MABEL, Minn. – An exciting time is just ahead for Nelson Family Farms (NFF).
There’s a baby coming soon for Kayla and Gabe Chase, and big sister, Claire.
“Kayla is counting down the days on the calendar, and we had another good checkup this week,” Gabe said during his report on March 17. “We’re very much looking forward to it. Kayla’s been washing bottles and baby clothes and making sure everything is ready to go.”
With the extra time and care that a new baby requires, the Chases are glad that calving time is almost over.
There are “just” 27 gestating cows left to go.
At their busiest time in late January, 7-10 cows/heifers were calving daily. Now, just a few are calving each day.
“These tail-enders are going to have to do a little more on their own, without quite as much supervision – for better or worse,” he said.
Southeast Minnesota received 6 inches of snow in mid-March, so a couple cows responded to the low barometric pressure. They calved in the storm, but Gabe said everything went okay.
Calves that are over 50 days old, plus their mothers, stay on a 30-acre pasture/woodland area. Designated for this purpose, the pasture isn’t grazed after early July. A lot of biomass grows up to produce a heavy mat for the pairs to graze and “nest.”
The pasture supports about 100 cow/calf pairs.
It’s about as nice a spot as a cow/calf pair could use – the calves are old enough for their mothers to protect them from predators. The thick grass mat plus natural drainage keeps the ground from getting chewed up or muddy. The hills, gullies and trees block the wind, but there is plenty of room for the cows and calves to spread apart.
“That pasture gets dried off and is comfortable for those baby calves faster and better than just about anything else I can do for them,” he said. “Lots of space for them to spread out, and they stay healthier and safer.”
With the cows displaying heat, there can be trampling concerns for the calves. Plenty of pasture helps the calves stay out of the way.
Even as thoughts for the next breeding season begin, Gabe appreciates the current group of calves.
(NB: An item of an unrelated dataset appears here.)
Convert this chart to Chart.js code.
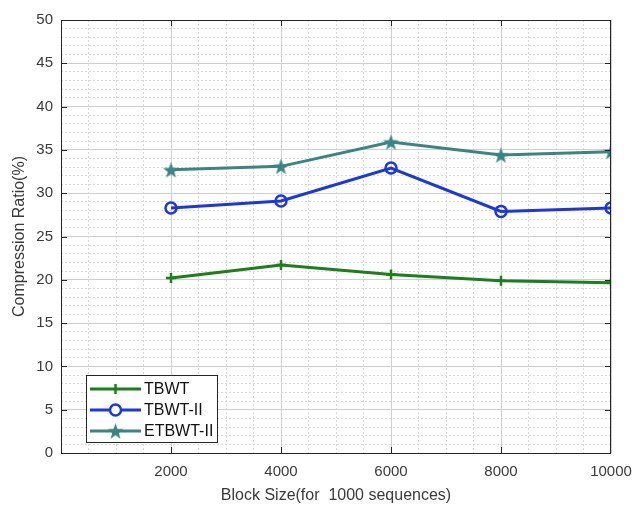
<!DOCTYPE html>
<html>
<head>
<meta charset="utf-8">
<script src="https://cdn.jsdelivr.net/npm/chart.js@4.4.0/dist/chart.umd.min.js"></script>
<style>
    html, body { margin: 0; padding: 0; background: #fff; }
    #wrap { width: 635px; height: 505px; position: relative; }
</style>
</head>
<body>
<div id="wrap"><canvas id="chart"></canvas></div>
<script>
// Chart data
const blockSizes = [2000, 4000, 6000, 8000, 10000];
const tbwt = [20.2, 21.7, 20.6, 19.9, 19.65];
const tbwt2 = [28.3, 29.1, 32.9, 27.9, 28.3];
const etbwt2 = [32.7, 33.1, 35.9, 34.4, 34.8];
const seriesLabels = ['TBWT', 'TBWT-II', 'ETBWT-II'];
const xTitle = 'Block Size(for  1000 sequences)';
const yTitle = 'Compression Ratio(%)';

const GREEN = '#1b7f1b';
const BLUE = '#1a36e6';
const TEAL = '#3a8582';
const TEXT = '#3a3a3a';
const FONT = '"Liberation Sans", Arial, sans-serif';

// Filled pentagram marker, drawn once onto a small canvas
function makeStar(color, r) {
    const c = document.createElement('canvas');
    c.width = c.height = Math.ceil(r * 2 + 2);
    const ctx = c.getContext('2d');
    const cx = c.width / 2, cy = c.height / 2 + r * 0.1;
    ctx.beginPath();
    for (let i = 0; i < 10; i++) {
        const rad = i % 2 === 0 ? r : r * 0.4;
        const a = -Math.PI / 2 + i * Math.PI / 5;
        const px = cx + rad * Math.cos(a), py = cy + rad * Math.sin(a);
        if (i === 0) ctx.moveTo(px, py); else ctx.lineTo(px, py);
    }
    ctx.closePath();
    ctx.fillStyle = color;
    ctx.fill();
    return c;
}
const starImg = makeStar(TEAL, 8.5);

function toPoints(values) {
    return blockSizes.map((x, i) => ({ x: x, y: values[i] }));
}

const datasets = [
    {
        label: seriesLabels[0],
        data: toPoints(tbwt),
        borderColor: GREEN,
        backgroundColor: GREEN,
        borderWidth: 3,
        pointStyle: 'cross',
        pointRadius: 5,
        pointBorderWidth: 2.5,
        tension: 0
    },
    {
        label: seriesLabels[1],
        data: toPoints(tbwt2),
        borderColor: BLUE,
        backgroundColor: 'rgba(255,255,255,0)',
        borderWidth: 3,
        pointStyle: 'circle',
        pointRadius: 5.5,
        pointBorderWidth: 2.5,
        tension: 0
    },
    {
        label: seriesLabels[2],
        data: toPoints(etbwt2),
        borderColor: TEAL,
        backgroundColor: TEAL,
        borderWidth: 3,
        pointStyle: starImg,
        tension: 0
    }
];

// Box around the plot, inward ticks and the legend
const frameAndLegend = {
    id: 'frameAndLegend',
    afterDraw(chart) {
        const ctx = chart.ctx;
        const a = chart.chartArea;
        const xs = chart.scales.x, ys = chart.scales.y;
        ctx.save();
        ctx.strokeStyle = '#262626';
        ctx.lineWidth = 1;
        ctx.strokeRect(a.left + 0.5, a.top + 0.5, a.right - a.left - 1, a.bottom - a.top);

        // inward ticks
        ctx.beginPath();
        xs.ticks.forEach(t => {
            if (t.value <= xs.min || t.value >= xs.max) return;
            const px = Math.round(xs.getPixelForValue(t.value)) + 0.5;
            ctx.moveTo(px, a.bottom); ctx.lineTo(px, a.bottom - 6);
            ctx.moveTo(px, a.top); ctx.lineTo(px, a.top + 6);
        });
        ys.ticks.forEach(t => {
            if (t.value <= ys.min || t.value >= ys.max) return;
            const py = Math.round(ys.getPixelForValue(t.value)) + 0.5;
            ctx.moveTo(a.left, py); ctx.lineTo(a.left + 6, py);
            ctx.moveTo(a.right, py); ctx.lineTo(a.right - 6, py);
        });
        ctx.stroke();

        // legend
        const lx = a.left + 25, ly = a.bottom - 78, lw = 131, lh = 67;
        ctx.fillStyle = '#fff';
        ctx.fillRect(lx, ly, lw, lh);
        ctx.strokeStyle = '#262626';
        ctx.strokeRect(lx + 0.5, ly + 0.5, lw, lh);
        ctx.font = '16px ' + FONT;
        ctx.textBaseline = 'middle';
        chart.data.datasets.forEach((ds, i) => {
            const cy = ly + 14 + i * 21;
            const x0 = lx + 4, x1 = lx + 55, mx = (x0 + x1) / 2;
            ctx.strokeStyle = ds.borderColor;
            ctx.lineWidth = 3;
            ctx.beginPath();
            ctx.moveTo(x0, cy); ctx.lineTo(x1, cy);
            ctx.stroke();
            ctx.lineWidth = 2.5;
            if (ds.pointStyle === 'cross') {
                ctx.beginPath();
                ctx.moveTo(mx, cy - 5); ctx.lineTo(mx, cy + 5);
                ctx.stroke();
            } else if (ds.pointStyle === 'circle') {
                ctx.fillStyle = '#fff';
                ctx.beginPath();
                ctx.arc(mx, cy, 5.5, 0, Math.PI * 2);
                ctx.fill();
                ctx.stroke();
            } else {
                ctx.drawImage(ds.pointStyle, mx - ds.pointStyle.width / 2, cy - ds.pointStyle.height / 2);
            }
            ctx.fillStyle = '#111';
            ctx.fillText(ds.label, x1 + 3, cy + 1);
        });
        ctx.restore();
    }
};

const minorGrid = {
    color: '#dcdcdc',
    lineWidth: 1,
    drawTicks: false
};

new Chart(document.getElementById('chart'), {
    type: 'line',
    data: { datasets: datasets },
    options: {
        responsive: true,
        maintainAspectRatio: false,
        animation: false,
        layout: { padding: { top: 20, right: 24, left: 10, bottom: 0 } },
        plugins: {
            legend: { display: false },
            tooltip: { enabled: false }
        },
        scales: {
            xMinor: {
                type: 'linear', position: 'bottom', min: 0, max: 10000,
                ticks: { display: false, stepSize: 500 },
                grid: minorGrid,
                border: { display: false, dash: [2, 2] },
                afterFit: s => { s.height = 0; }
            },
            yMinor: {
                type: 'linear', position: 'left', min: 0, max: 50,
                ticks: { display: false, stepSize: 1 },
                grid: minorGrid,
                border: { display: false, dash: [2, 2] },
                afterFit: s => { s.width = 0; }
            },
            x: {
                type: 'linear', position: 'bottom', min: 0, max: 10000,
                ticks: {
                    stepSize: 2000,
                    color: TEXT,
                    font: { family: FONT, size: 15 },
                    padding: 10,
                    maxRotation: 0,
                    callback: v => (v === 0 ? '' : String(v))
                },
                grid: { color: '#cfcfcf', drawTicks: false },
                border: { display: false },
                title: {
                    display: true,
                    text: xTitle,
                    color: TEXT,
                    font: { family: FONT, size: 16 },
                    padding: { top: 0, bottom: 0 }
                },
                afterFit: s => {
                    s.height = 52;
                    s.paddingLeft = 0;
                    s.paddingRight = 0;
                }
            },
            y: {
                type: 'linear', position: 'left', min: 0, max: 50,
                ticks: {
                    stepSize: 5,
                    color: TEXT,
                    font: { family: FONT, size: 15 },
                    padding: 8
                },
                grid: { color: '#cfcfcf', drawTicks: false },
                border: { display: false },
                title: {
                    display: true,
                    text: yTitle,
                    color: TEXT,
                    font: { family: FONT, size: 16 },
                    padding: { top: 0, bottom: 4 }
                },
                afterFit: s => { s.width = 51; }
            }
        }
    },
    plugins: [frameAndLegend]
});
</script>
</body>
</html>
He feels it is the farm’s best crop yet.
“Toward the end of every calving season, I look back at how things went and sure try to make some notes on things I want to do different,” he said.
The main difference for the 2021-22 calves will be moving the starting calving date about two weeks later.
“We’re backing off the breeding season just a little bit to allow us to enjoy the holidays more – and not have to calve until after,” he said.
Along with the baby coming and calving wrapping up, planting season is quickly arriving. Most of the frost had melted.
Gabe upgraded to a Case IH Steiger 350 HD articulated wheel tractor with a Kinze 4900 24-row/30-inch front-fold planter.
“We’re ready to turn those pieces of equipment loose when the fields are ready,” he said. “This planter will give us some more options as far as insecticide and fertilizer applications to hopefully improve the corn crop a little bit and offer a little more flexibility.”
NFF grows corn-on-corn in many different soil types and management practices. One field might get a lot of manure, another is strictly conventional tillage with commercial fertilizer, and another might be no-till into an existing cover crop. With fields at opposite ends of the spectrum when it comes to agronomic conditions, upgrading to a planter that allows them to vary their liquid fertilizer and insecticides should give them a uniform high-yielding crop.
“It’s my biggest equipment purchase to date, so it’s a plunge. I found the right pieces of used equipment to make it work, and I think it’s really going to open some doors and allow us to do things a little bit differently,” Gabe said. “I think we can add some value to our crop.”